Phil Flanagan

Profile
- Position: Guard

Personal information
- Born: December 15, 1909 Clinton, Massachusetts, U.S.
- Died: October 7, 1987 (aged 77) Northampton, Massachusetts, U.S.
- Listed height: 5 ft 8 in (1.73 m)
- Listed weight: 220 lb (100 kg)

Career information
- High school: Clinton (MA)
- College: Holy Cross
- NFL draft: 1936: 9th round, 81st overall pick

Career history
- New York Giants (1936)*; Boston Shamrocks (1936);
- * Offseason or practice squad member only

Awards and highlights
- Third-team All-American (1935); First-team All-Eastern (1935); Holy Cross Athletics Hall of Fame (1974);

= Phil Flanagan (American football) =

American football player (1909–1987)

Philip Francis Flanagan (December 15, 1909 – October 7, 1987) was an American football guard. He was the 81st and last selection in the 1936 NFL draft, making him the first Mr. Irrelevant.

== Early life ==
Flanagan was born on December 15, 1909, in Clinton, Massachusetts.

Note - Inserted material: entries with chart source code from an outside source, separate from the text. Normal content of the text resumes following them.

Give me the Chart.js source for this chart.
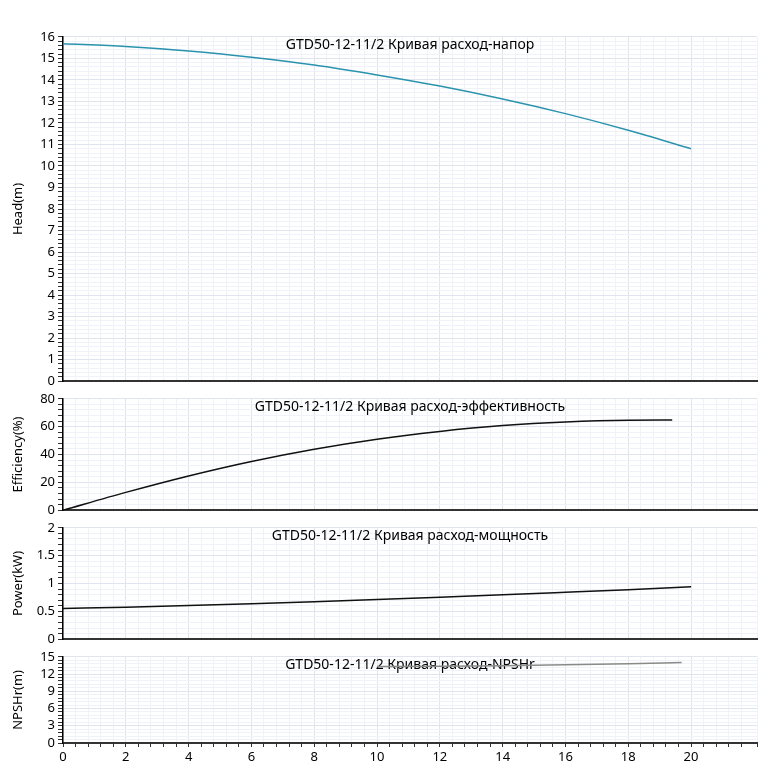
<!DOCTYPE html>
<html>
<head>
<meta charset="utf-8">
<script src="https://cdn.jsdelivr.net/npm/chart.js@4.4.0/dist/chart.umd.min.js"></script>
<style>
  body { margin: 0; background: #fff; }
  .panel { position: absolute; left: 0; width: 772px; }
</style>
</head>
<body>
<div class="panel" style="top:26px;height:366px"><canvas id="headChart"></canvas></div>
<div class="panel" style="top:388px;height:133px"><canvas id="effChart"></canvas></div>
<div class="panel" style="top:517px;height:133px"><canvas id="powerChart"></canvas></div>
<div class="panel" style="top:646px;height:125px"><canvas id="npshChart"></canvas></div>
<script>
// values
const model = 'GTD50-12-11/2';
const flow = [0, 2, 4, 6, 8, 10, 12, 14, 16, 18, 20];
const head = [15.68, 15.55, 15.34, 15.05, 14.69, 14.23, 13.71, 13.11, 12.43, 11.66, 10.80];
const effFlow = [0, 2, 4, 6, 8, 10, 12, 14, 16, 18, 19.4];
const efficiency = [0, 12.8, 24.6, 35.0, 43.8, 51.0, 56.6, 60.8, 63.4, 64.6, 64.7];
const power = [0.55, 0.575, 0.605, 0.638, 0.674, 0.713, 0.754, 0.797, 0.843, 0.89, 0.94];
const npshFlow = [10, 12, 14, 16, 18, 19.7];
const npsh = [13.3, 13.35, 13.45, 13.6, 13.8, 14.0];

const font = { family: "'Noto Sans', sans-serif", size: 13 };
const majorGrid = '#dfe4ef';
const minorGrid = '#eff2f8';

function isMajor(v, step) {
    return Math.abs(v / step - Math.round(v / step)) < 1e-6;
}

function points(xs, ys) {
    return xs.map((x, i) => ({ x: x, y: ys[i] }));
}

// draws the panel caption inside the plot, under the curve
const captionPlugin = {
    id: 'caption',
    beforeDatasetsDraw(chart, args, opts) {
        const a = chart.chartArea;
        const ctx = chart.ctx;
        ctx.save();
        ctx.font = "14px 'Noto Sans', sans-serif";
        ctx.fillStyle = '#000';
        ctx.textAlign = 'center';
        ctx.textBaseline = 'middle';
        ctx.fillText(opts.text, (a.left + a.right) / 2, a.top + 8);
        ctx.restore();
    }
};

function xAxis(showLabels) {
    return {
        type: 'linear',
        min: 0,
        max: 22.1,
        afterFit: s => { s.height = showLabels ? 26 : 0; },
        ticks: {
            display: showLabels,
            stepSize: 0.4,
            autoSkip: false,
            maxRotation: 0,
            color: '#000',
            font: font,
            padding: 2,
            callback: v => (isMajor(v, 2) && v < 20.5) ? String(Math.round(v)) : ''
        },
        grid: {
            color: c => isMajor(c.tick.value, 2) ? majorGrid : minorGrid,
            drawTicks: showLabels,
            tickLength: 4,
            tickColor: '#333'
        },
        border: { color: '#333', width: 2 }
    };
}

function yAxis(label, max, major) {
    return {
        min: 0,
        max: max,
        afterFit: s => { s.width = 63; },
        title: { display: true, text: label, color: '#000', font: font, padding: { top: 10, bottom: 0 } },
        ticks: {
            stepSize: major / 5,
            autoSkip: false,
            color: '#000',
            font: font,
            padding: 3,
            callback: v => isMajor(v, major) ? String(Math.round(v * 10) / 10) : ''
        },
        grid: {
            color: c => isMajor(c.tick.value, major) ? majorGrid : minorGrid,
            tickLength: 5,
            tickColor: '#333'
        },
        border: { color: '#000', width: 1.5 }
    };
}

function makeChart(id, caption, data, colour, label, max, major, showX) {
    return new Chart(document.getElementById(id), {
        type: 'line',
        data: {
            datasets: [{
                data: data,
                borderColor: colour,
                borderWidth: 1.5,
                pointRadius: 0,
                fill: false,
                cubicInterpolationMode: 'monotone'
            }]
        },
        options: {
            responsive: true,
            maintainAspectRatio: false,
            animation: false,
            layout: { padding: { top: 10, bottom: 2, left: 0, right: 15 } },
            scales: { x: xAxis(showX), y: yAxis(label, max, major) },
            plugins: {
                legend: { display: false },
                tooltip: { enabled: false },
                caption: { text: caption }
            }
        },
        plugins: [captionPlugin]
    });
}

makeChart('headChart', model + ' Кривая расход-напор', points(flow, head), '#2a93ad', 'Head(m)', 16, 1, false);
makeChart('effChart', model + ' Кривая расход-эффективность', points(effFlow, efficiency), '#111', 'Efficiency(%)', 80, 20, false);
makeChart('powerChart', model + ' Кривая расход-мощность', points(flow, power), '#111', 'Power(kW)', 2, 0.5, false);
makeChart('npshChart', model + ' Кривая расход-NPSHr', points(npshFlow, npsh), '#8a8a8a', 'NPSHr(m)', 15, 3, true);
</script>
</body>
</html>
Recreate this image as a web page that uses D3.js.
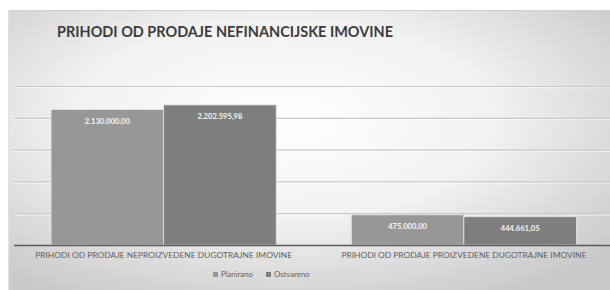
<!DOCTYPE html>
<html>
<head>
<meta charset="utf-8">
<script src="https://cdn.jsdelivr.net/npm/d3@7"></script>
<style>
  html, body { margin: 0; padding: 0; background: #fff; }
  svg { display: block; }
</style>
</head>
<body>
<svg id="chart" width="610" height="290"></svg>
<script>
// values
const categories = [
  "PRIHODI OD PRODAJE NEPROIZVEDENE DUGOTRAJNE IMOVINE",
  "PRIHODI OD PRODAJE PROIZVEDENE DUGOTRAJNE IMOVINE"
];
const seriesNames = ["Planirano", "Ostvareno"];
const planirano = [2130000.00, 475000.00];
const ostvareno = [2202595.98, 444661.05];
const yTicks = [0, 500000, 1000000, 1500000, 2000000, 2500000];
const titleText = "PRIHODI OD PRODAJE NEFINANCIJSKE IMOVINE";

const seriesColors = { Planirano: "#979797", Ostvareno: "#7e7e7e" };

const svg = d3.select("#chart"),
  margin = { top: 86, right: -4, bottom: 45, left: 13.5 },
  width = 610 - margin.left - margin.right,
  height = 290 - margin.top - margin.bottom;

// panel background
const defs = svg.append("defs");
const grad = defs.append("radialGradient")
  .attr("id", "bg")
  .attr("cx", "45%").attr("cy", "38%").attr("r", "70%");
grad.append("stop").attr("offset", "0%").attr("stop-color", "#ffffff");
grad.append("stop").attr("offset", "50%").attr("stop-color", "#f1f1f1");
grad.append("stop").attr("offset", "100%").attr("stop-color", "#c9c9c9");

svg.append("rect")
  .attr("x", 8).attr("y", 10)
  .attr("width", 610).attr("height", 290)
  .attr("fill", "url(#bg)");
svg.append("line")
  .attr("x1", 8).attr("x2", 610).attr("y1", 10.5).attr("y2", 10.5)
  .attr("stroke", "#d0d0d0");
svg.append("line")
  .attr("x1", 8.5).attr("x2", 8.5).attr("y1", 10).attr("y2", 290)
  .attr("stroke", "#e2e2e2");

// title
svg.append("text")
  .attr("x", 57).attr("y", 37)
  .attr("font-family", "Lato, 'Open Sans', sans-serif")
  .attr("font-weight", 700)
  .attr("font-size", 14.5)
  .attr("textLength", 336)
  .attr("lengthAdjust", "spacingAndGlyphs")
  .attr("fill", "#3c3c3c")
  .text(titleText);

const g = svg.append("g")
  .attr("transform", `translate(${margin.left},${margin.top})`);

const x0 = d3.scaleBand().domain(categories).range([0, width]);
const x1 = d3.scaleBand().domain(seriesNames)
  .range([0, x0.bandwidth()]).paddingOuter(1 / 3);
const y = d3.scaleLinear().domain([0, 2500000]).range([height, 0]);

// gridlines
const grid = g.append("g")
  .call(d3.axisLeft(y).tickValues(yTicks.slice(1)).tickSize(-width).tickFormat(""));
grid.select(".domain").remove();
grid.selectAll(".tick line")
  .attr("stroke", "#c8c8c8")
  .attr("stroke-width", 1.2);
grid.selectAll(".tick").append("line")
  .attr("x2", width).attr("y1", 1.3).attr("y2", 1.3)
  .attr("stroke", "#ffffff").attr("stroke-opacity", 0.6);

const rows = categories.map((c, i) => ({
  cat: c,
  values: [
    { key: "Planirano", value: planirano[i] },
    { key: "Ostvareno", value: ostvareno[i] }
  ]
}));

const hr = d3.formatLocale({
  decimal: ",", thousands: ".", grouping: [3], currency: ["", ""]
});
const fmt = hr.format(",.2f");

const groups = g.selectAll(".cat")
  .data(rows)
  .join("g")
  .attr("class", "cat")
  .attr("transform", (d) => `translate(${x0(d.cat)},0)`);

groups.selectAll("rect")
  .data((d) => d.values)
  .join("rect")
  .attr("x", (d) => x1(d.key))
  .attr("y", (d) => y(d.value))
  .attr("width", x1.bandwidth())
  .attr("height", (d) => y(0) - y(d.value))
  .attr("fill", (d) => seriesColors[d.key])
  .attr("stroke", "#e6e6e6")
  .attr("stroke-width", 0.8);

groups.selectAll("text.val")
  .data((d) => d.values)
  .join("text")
  .attr("class", "val")
  .attr("x", (d) => x1(d.key) + x1.bandwidth() / 2)
  .attr("y", (d) => y(d.value) + 14.5)
  .attr("text-anchor", "middle")
  .attr("font-family", "Lato, 'Open Sans', sans-serif")
  .attr("font-weight", 700)
  .attr("font-size", 7.6)
  .attr("fill", "#f6f6f6")
  .text((d) => fmt(d.value));

// baseline / x axis
const xAxis = g.append("g")
  .attr("transform", `translate(0,${height})`)
  .call(d3.axisBottom(x0).tickSize(0).tickPadding(8));
xAxis.select(".domain")
  .attr("stroke", "#5a5a5a")
  .attr("stroke-width", 1.6);
xAxis.selectAll(".tick text")
  .attr("font-family", "Lato, 'Open Sans', sans-serif")
  .attr("font-size", 7.2)
  .attr("fill", "#5e5e5e")
  .attr("textLength", (d, i) => [257, 245][i])
  .attr("lengthAdjust", "spacingAndGlyphs");

// legend
const legend = svg.append("g").attr("transform", "translate(213,277)");
const legendX = [0, 53];
seriesNames.forEach((name, i) => {
  const lg = legend.append("g").attr("transform", `translate(${legendX[i]},0)`);
  lg.append("rect")
    .attr("x", 0).attr("y", -5)
    .attr("width", 5).attr("height", 5)
    .attr("fill", seriesColors[name]);
  lg.append("text")
    .attr("x", 8).attr("y", 0)
    .attr("font-family", "Lato, 'Open Sans', sans-serif")
    .attr("font-size", 7.8)
    .attr("fill", "#606060")
    .text(name);
});
</script>
</body>
</html>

He attended high school at Clinton High School before playing college football at Holy Cross.

===College career===
Flanagan spent 1932 to 1935 at Holy Cross, playing from 1933 to 1935.

==== Injury ====
In summer of 1935, Flanagan had an infected tooth that infected a gland. He was hospitalized for six weeks, being told that his football career was over. The Worcester Telegram said that he "returned to college and surprised everyone by reporting for the football team." It also stated that "At the time of his return to college Flanagan was scarcely able to open his mouth and was forced to live on liquids for some time."

====Post-Injury====
He later played well enough to be named the team's starting guard, and was named to the College Football All-America Team following the 1935 season. He also earned a position on the college football all-East team. He would later then be inducted into the Holy Cross Athletics Hall of Fame in 1974.

==Professional career==
Flanagan was the final selection inaugural 1936 NFL draft by the New York Giants. He was selected in the ninth round with the 81st overall pick. However, instead of playing with the Giants, he decided to join the Boston Shamrocks of the American Football League (AFL). With Boston he appeared in two games. It would be the only games of his career.

| Year | GP | GS |
|---|---|---|
| 1936 | 2 | 0 |

==Death==
Flanagan died on October 7, 1987, in Northampton, Massachusetts, at the age of 77.